İngiltere’den hızlı feribotlarla günübirlik denize girmeye gelen sayısı çok fazla. Denizden sahil şeridine bakınca büyük oteller sahil ve şehrin merkezini birbirinden ayıran bir paravan gibi görünüyor, bir başka popüler yazlık mekan olan Knokke- Heist’ta da durum aynı.


Bu Mayıs, Kediler Resmi Geçidi’ni Kaçırmayın!

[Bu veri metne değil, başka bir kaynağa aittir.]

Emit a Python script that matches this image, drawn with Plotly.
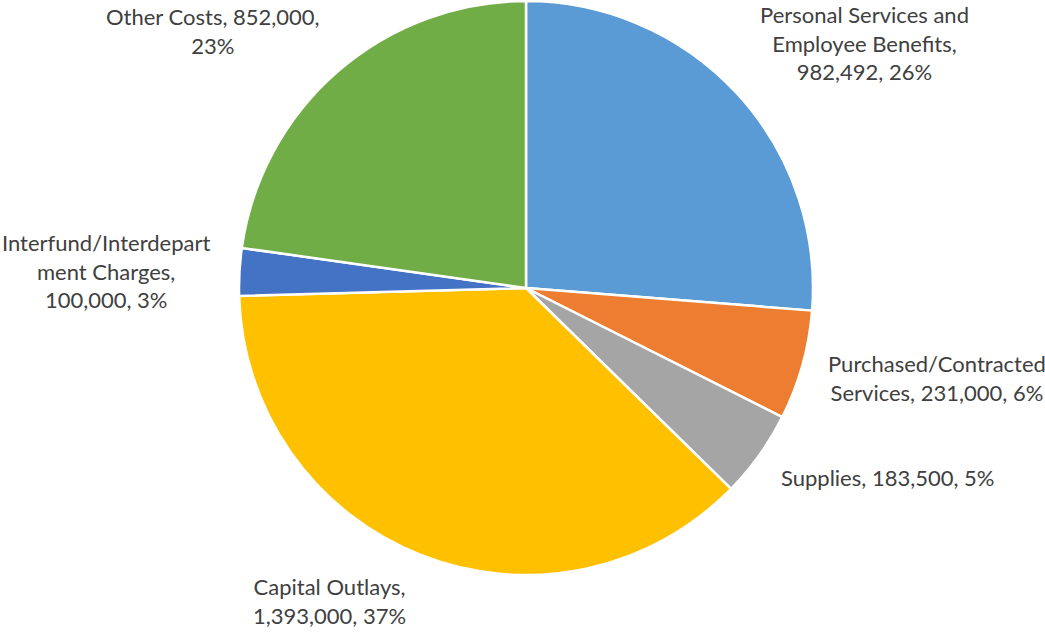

Flaman Bölgesi’nin en ilginç yerlerinden biri Ypres, Flamanlar buraya “Leper” diyor. Kuzey Denizi’ne bağlanan düz ovaya kurulu kent, Brugge gibi bir Ortaçağ şehri ama onun kadar şanslı olamamış. I. Dünya Savaşı sonrası tamamen yerle bir olan şehrin, orijinaline sadık kalınarak yapılan en önemli yapısı “Kumaş Konağı.” Dillere destan çan kulesinde 49 tane çan var. Bu çanları tek bir müzik aletiymişçesine çalıyorlar özel günlerde, özellikle “Kediler Resmi Geçidi” sırasında. Şöyle ki: Üç yılda bir mayıs ayının ikinci pazarı, Ortaçağ kıyafetleri içinde, cadı ve kedi gibi giyinmiş kişilerden oluşan bir alay, şehrin önemli meydan ve sokaklarından geçer. Kumaş Konağı önünde geçenlerin üzerine çan kulesinden oyuncak kediler atılır. Eğer bu yıl unutulmaz bir tatili bu muhteşem deneyimle perçinlemek isterseniz, üç yılda bir rastlayabilirsiniz.

Brugge’den Ne Alınır?

  • Belçikalıların enfes waffle’ının sırrı çikolataları… Çikolata müzesini gezdikten sonra iştahınıza dur diyemeyeceksiniz. Bu yüzden hazır buradayken çikolata ve waffle’ın tadını çıkarın. Dönerken de sevdiklerinize bol bol çikolata almayı unutmayın.

  • Dantel… Evet hepimizin evlerinde annelerimizden, anneannelerimizden kalma danteller var ama kalıcı ve şık bir hediyelik için dantel oldukça iyi bir seçenek. Özellikle dantelden yapılma şapkalara bayılacaksınız.